The present invention relates to demolition equipment and more particularly to heavy duty demolition shears for reducing building and construction materials to scrap for recycling.
Demolition of buildings and steel structures has become important where space is needed to build new structures while the demolishment of such structures must be efficient and be able to reduce all materials to a small enough size for recycling and eventual reuse of metals once melted down and reformed. Burying of scrap materials is simply not even an option anymore. In fact, reprocessing of metal materials from demolition destined for scrap yards for recycling has become a huge business.
Demolition shears have become an important tool for demolition jobs. Bridges and large buildings have significant amounts of metal support, metal reinforced concrete and other metal reinforced structures. Such metal pieces are large and often have multiple connections. Cutting of these metals by saw, grinder or torch has become way too impractical, expensive and hazardous. Demotion shears are used to punch through metals and shear the metal structures into small pieces. In fact, metal demolition shears are used to cut metal cables, reinforced concrete, car parts, rods, rebar, rail cars, tanks, pipes, channels and other vehicle frames.
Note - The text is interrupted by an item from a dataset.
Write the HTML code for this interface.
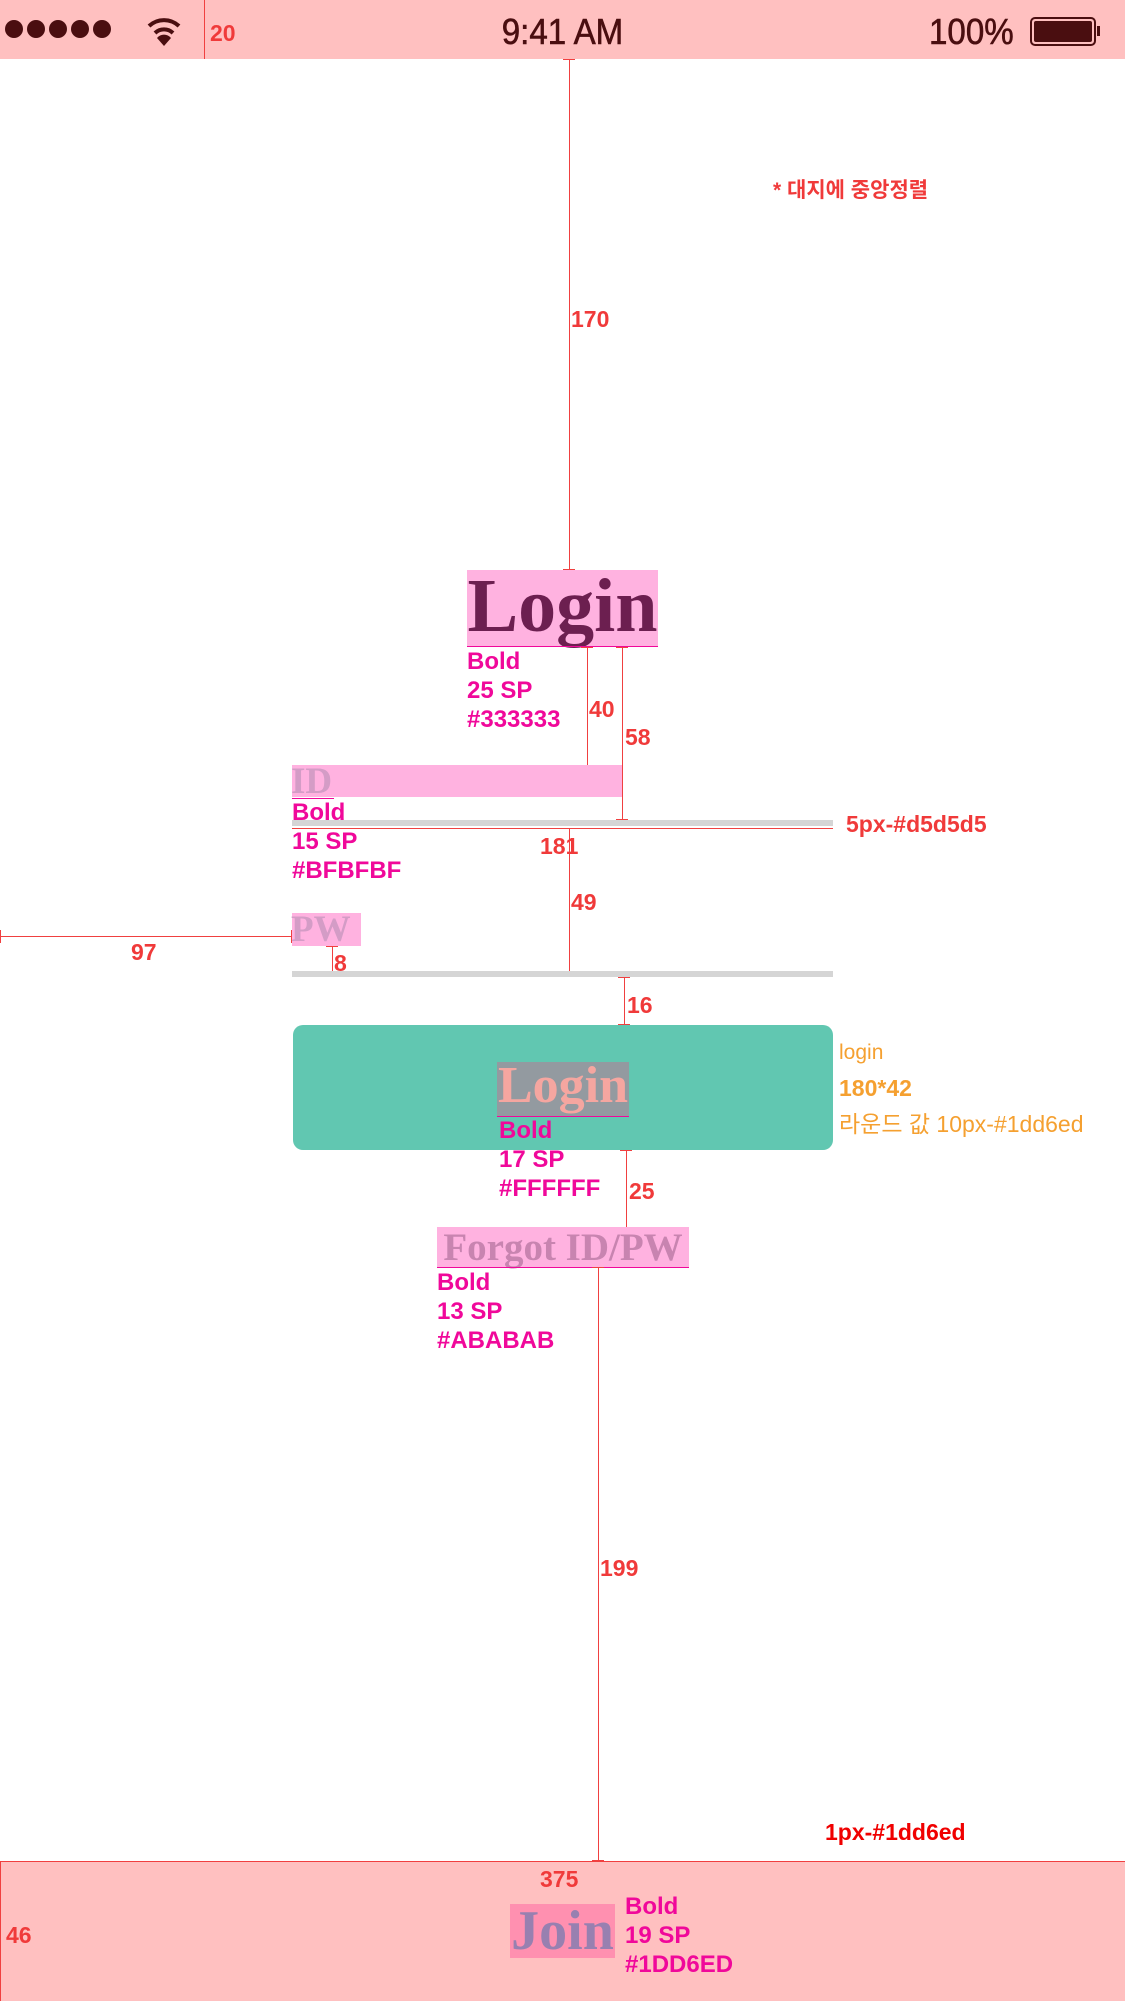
<!DOCTYPE html>
<html><head><meta charset="utf-8">
<style>
*{margin:0;padding:0;box-sizing:border-box}
body{width:1125px;height:2001px;position:relative;background:#fff;overflow:hidden;font-family:"Liberation Sans","Noto Sans CJK KR",sans-serif}
.a{position:absolute}
.r{position:absolute;color:#f03a3a;font-weight:bold;font-size:23px;line-height:26px;white-space:nowrap}
.m{position:absolute;color:#f0089a;font-weight:bold;font-size:24px;line-height:29px;white-space:nowrap}
.o{position:absolute;color:#f5a030;font-size:23px;line-height:26px;white-space:nowrap}
.vl{position:absolute;width:1px;background:#f04040}
.hl{position:absolute;height:1px;background:#f04040}
.serif{font-family:"Liberation Serif",serif;white-space:nowrap;line-height:1;font-weight:bold}
</style></head><body>
<!-- status bar -->
<div class="a" style="left:0;top:0;width:1125px;height:59px;background:#ffc0c0"></div>
<div class="a" style="left:5px;top:20px;display:flex;gap:4px">
<div style="width:18px;height:18px;border-radius:50%;background:#4a0e10"></div><div style="width:18px;height:18px;border-radius:50%;background:#4a0e10"></div><div style="width:18px;height:18px;border-radius:50%;background:#4a0e10"></div><div style="width:18px;height:18px;border-radius:50%;background:#4a0e10"></div><div style="width:18px;height:18px;border-radius:50%;background:#4a0e10"></div></div>
<svg class="a" style="left:146px;top:16px" width="36" height="32" viewBox="0 0 36 32"><path d="M3 10 A22 22 0 0 1 33 10" stroke="#4a0e10" stroke-width="4" fill="none"/><path d="M9 17 A13 13 0 0 1 27 17" stroke="#4a0e10" stroke-width="4" fill="none"/><path d="M18 30 L11 22 A9 9 0 0 1 25 22 Z" fill="#4a0e10"/></svg>
<div class="vl" style="left:204px;top:0;height:59px"></div>
<div class="r" style="left:210px;top:20px">20</div>
<div class="a" style="left:0;width:1125px;top:12px;text-align:center;font-size:36px;color:#4a0e10;line-height:40px;-webkit-text-stroke:0.6px #4a0e10;transform:scaleX(0.92)">9:41 AM</div>
<div class="a" style="left:929px;top:12px;font-size:36px;color:#4a0e10;line-height:40px;-webkit-text-stroke:0.6px #4a0e10;transform:scaleX(0.92);transform-origin:left">100%</div>
<div class="a" style="left:1030px;top:17px;width:66px;height:29px;border:2px solid #4a0e10;border-radius:5px;padding:2px"><div style="width:100%;height:100%;background:#4a0e10;border-radius:2px"></div></div>
<div class="a" style="left:1097px;top:26px;width:3px;height:10px;background:#4a0e10"></div>

<!-- center line -->
<div class="vl" style="left:569px;top:59px;height:511px"></div>
<div class="hl" style="left:563px;top:59px;width:12px"></div>
<div class="hl" style="left:563px;top:569px;width:12px"></div>
<div class="r" style="left:571px;top:306px">170</div>
<div class="r" style="left:773px;top:178px;font-size:21px">* 대지에 중앙정렬</div>

<!-- Login title -->
<div class="a" style="left:467px;top:570px;width:191px;height:77px;background:#ffb2e0"></div>
<div class="a serif" style="left:462px;top:568px;width:201px;text-align:center;font-size:76px;color:#6c1f50">Login</div>
<div class="hl" style="left:467px;top:646px;width:191px;background:#f0089a"></div>
<div class="m" style="left:467px;top:647px">Bold<br>25 SP<br>#333333</div>
<div class="vl" style="left:587px;top:647px;height:118px"></div>
<div class="hl" style="left:581px;top:647px;width:12px"></div><div class="hl" style="left:581px;top:765px;width:12px"></div>
<div class="r" style="left:589px;top:696px">40</div>
<div class="vl" style="left:622px;top:647px;height:172px"></div>
<div class="hl" style="left:616px;top:647px;width:12px"></div><div class="hl" style="left:616px;top:819px;width:12px"></div>
<div class="r" style="left:625px;top:724px">58</div>

<!-- ID -->
<div class="a" style="left:292px;top:765px;width:330px;height:32px;background:#ffb2e0"></div>
<div class="a serif" style="left:291px;top:763px;font-size:37px;color:#d49cc6">ID</div>
<div class="hl" style="left:292px;top:798px;width:42px;background:#f0089a"></div>
<div class="m" style="left:292px;top:798px">Bold<br>15 SP<br>#BFBFBF</div>
<div class="a" style="left:292px;top:820px;width:541px;height:6px;background:#d5d5d5"></div>
<div class="hl" style="left:292px;top:828px;width:541px"></div>
<div class="r" style="left:846px;top:811px">5px-#d5d5d5</div>
<div class="r" style="left:540px;top:833px">181</div>
<div class="vl" style="left:569px;top:828px;height:144px"></div>
<div class="hl" style="left:563px;top:828px;width:12px"></div><div class="hl" style="left:563px;top:971px;width:12px"></div>
<div class="r" style="left:571px;top:889px">49</div>

<!-- PW -->
<div class="a" style="left:292px;top:913px;width:69px;height:33px;background:#ffb2e0"></div>
<div class="a serif" style="left:291px;top:911px;font-size:37px;color:#d49cc6">PW</div>
<div class="hl" style="left:0;top:936px;width:292px"></div>
<div class="vl" style="left:0;top:930px;height:13px"></div><div class="vl" style="left:291px;top:930px;height:13px"></div>
<div class="r" style="left:131px;top:939px">97</div>
<div class="vl" style="left:332px;top:946px;height:25px"></div>
<div class="hl" style="left:326px;top:946px;width:12px"></div>
<div class="r" style="left:334px;top:950px">8</div>
<div class="a" style="left:292px;top:971px;width:541px;height:6px;background:#d5d5d5"></div>

<!-- 16 -->
<div class="vl" style="left:624px;top:977px;height:48px"></div>
<div class="hl" style="left:618px;top:977px;width:12px"></div><div class="hl" style="left:618px;top:1024px;width:12px"></div>
<div class="r" style="left:627px;top:992px">16</div>

<!-- button -->
<div class="a" style="left:293px;top:1025px;width:540px;height:125px;background:#61c7b1;border-radius:10px"></div>
<div class="a" style="left:497px;top:1062px;width:132px;height:54px;background:#939aa0"></div>
<div class="a serif" style="left:492px;top:1060px;width:142px;text-align:center;font-size:52px;color:#f5a6a0">Login</div>
<div class="hl" style="left:497px;top:1116px;width:132px;background:#f0089a"></div>
<div class="m" style="left:499px;top:1116px">Bold<br>17 SP<br>#FFFFFF</div>
<div class="o" style="left:839px;top:1040px;font-size:21px">login</div>
<div class="o" style="left:839px;top:1075px;font-weight:bold">180*42</div>
<div class="o" style="left:839px;top:1111px">라운드 값 10px-#1dd6ed</div>

<!-- 25 -->
<div class="vl" style="left:626px;top:1150px;height:77px"></div>
<div class="hl" style="left:620px;top:1150px;width:12px"></div><div class="hl" style="left:620px;top:1227px;width:12px"></div>
<div class="r" style="left:629px;top:1178px">25</div>

<!-- Forgot -->
<div class="a" style="left:437px;top:1227px;width:252px;height:40px;background:#ffb2e0"></div>
<div class="a serif" style="left:432px;top:1228px;width:262px;text-align:center;font-size:39px;color:#c884b0">Forgot ID/PW</div>
<div class="hl" style="left:437px;top:1267px;width:252px;background:#f0089a"></div>
<div class="m" style="left:437px;top:1268px">Bold<br>13 SP<br>#ABABAB</div>
<div class="vl" style="left:598px;top:1267px;height:594px"></div>
<div class="hl" style="left:592px;top:1267px;width:12px"></div><div class="hl" style="left:592px;top:1860px;width:12px"></div>
<div class="r" style="left:600px;top:1555px">199</div>
<div class="r" style="left:825px;top:1819px;color:#f00000">1px-#1dd6ed</div>

<!-- bottom bar -->
<div class="a" style="left:0;top:1861px;width:1125px;height:140px;background:#ffc0c0"></div>
<div class="hl" style="left:0;top:1861px;width:1125px"></div>
<div class="vl" style="left:0;top:1861px;height:140px"></div>
<div class="r" style="left:540px;top:1866px">375</div>
<div class="r" style="left:6px;top:1922px">46</div>
<div class="a" style="left:510px;top:1904px;width:105px;height:54px;background:#ff90b0"></div>
<div class="a serif" style="left:505px;top:1903px;width:115px;text-align:center;font-size:56px;color:#9880b0">Join</div>
<div class="m" style="left:625px;top:1892px">Bold<br>19 SP<br>#1DD6ED</div>
</body></html>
Demolition shears can easily shear up to sixteen inch I-beams into small pieces that are only a couple of feet long or less and readily usable for recycling once reduced in size.
Demolition shears are typically mounted on the distal end of a boom structure or dipper stick on a backhoe or excavator. By this arrangement, the shear is actually mobile and capable of moving about a demolition site as well as reaching elevated positions up high in a safe manner. The operation of the shears with one movable and one fixed (or movable) jaw is by hydraulic cylinders.
Prior art FIGS. 1 through 3 generally show the structure of a demolition shear. A prior art heavy duty demolition shear 10 has a lower jaw 12 and pivot 14. The lower jaw 14 has a shear blade side 16 with a shear blade 18, a guide blade side 20 with a distal shear blade 22 and a cross, tie or chin plate 24 with a cross blade 26 forming a recess 28 therebetween.
A movable upper jaw 30 is connected to the lower jaw 12 at pivot 14. A hydraulic cylinder or actuator (not shown) also is connected to the shear frame rearward of the lower jaw 12 and a rear portion of the upper jaw 30 The upper jaw 30 has a shear blade side 32 with a shear blade 34, a guide blade side 36 with a distal end shear tip or tang 38. The tang 38 has a front edge 38a, side faces 38b, top seat 38c, rear seat 38d and bottom seat 38e. Bolt holes or apertures 40 pass through the side faces 38b. Replaceable L-shaped shear tip sections 42 have a top vertical section 44 and a bottom horizontal section 46. Replaceable shear tip sections 42 are secured to tang 38 through the apertures 40 with bolts 48 or the like.
In operation, the upper jaw 30 passes into the recess 28. The tip sections 42 need to be periodically replaced as the shear tip becomes worn as it punches through material to be reduced and further shears along the distal shear blade 18, distal guide shear blade 22 and cross cutter blade 26. Also over time, the upper jaw distal end or tang 38 becomes worn as shown in exaggeration in FIG. 1A. The tang side faces 38b wear down as the tang 38 actually becomes thinner and the top vertical sections tend to move inward (arrow A) while the bottom horizontal sections move outward (arrow B). Also tang surfaces 38a, 38c, 38d and 38e can wear with continued use of the shear. Gaps 48 begin to appear between the tang 38 and the shear tip sections 42 This situation detrimentally causes the shear tip portions 42 to break as they strike in operation the distal lower shear blade 18, distal guide blade 22 and cross blade 26.
Total clamping force action between the shear tip or tang 38 and the shear tip sections 42 is also absolutely required for the shear tip and tang to work properly together and for the tang 38 to not wear out prematurely. When the tang 38 and shear tip sections lose complete and total clamping force between the shear tip tang 38 and the shear tip sections or pieces 42, the tang 38 must be cut off and replaced by welding with a new tang 38. It can be costly to replace these worn parts and such repair efforts require the shear 40 to be taken out of operation.
There is a need for a shear tip that encompasses or encapsulates most of the tang that is substantially one-piece with a side plate and is adjustable with one or more shims, to insure complete and total clamping force between the shear tang and the shear tip pieces and to minimize tang side face wear and assure proper alignment of the shear tip on the tang to avoid shear tip breakage.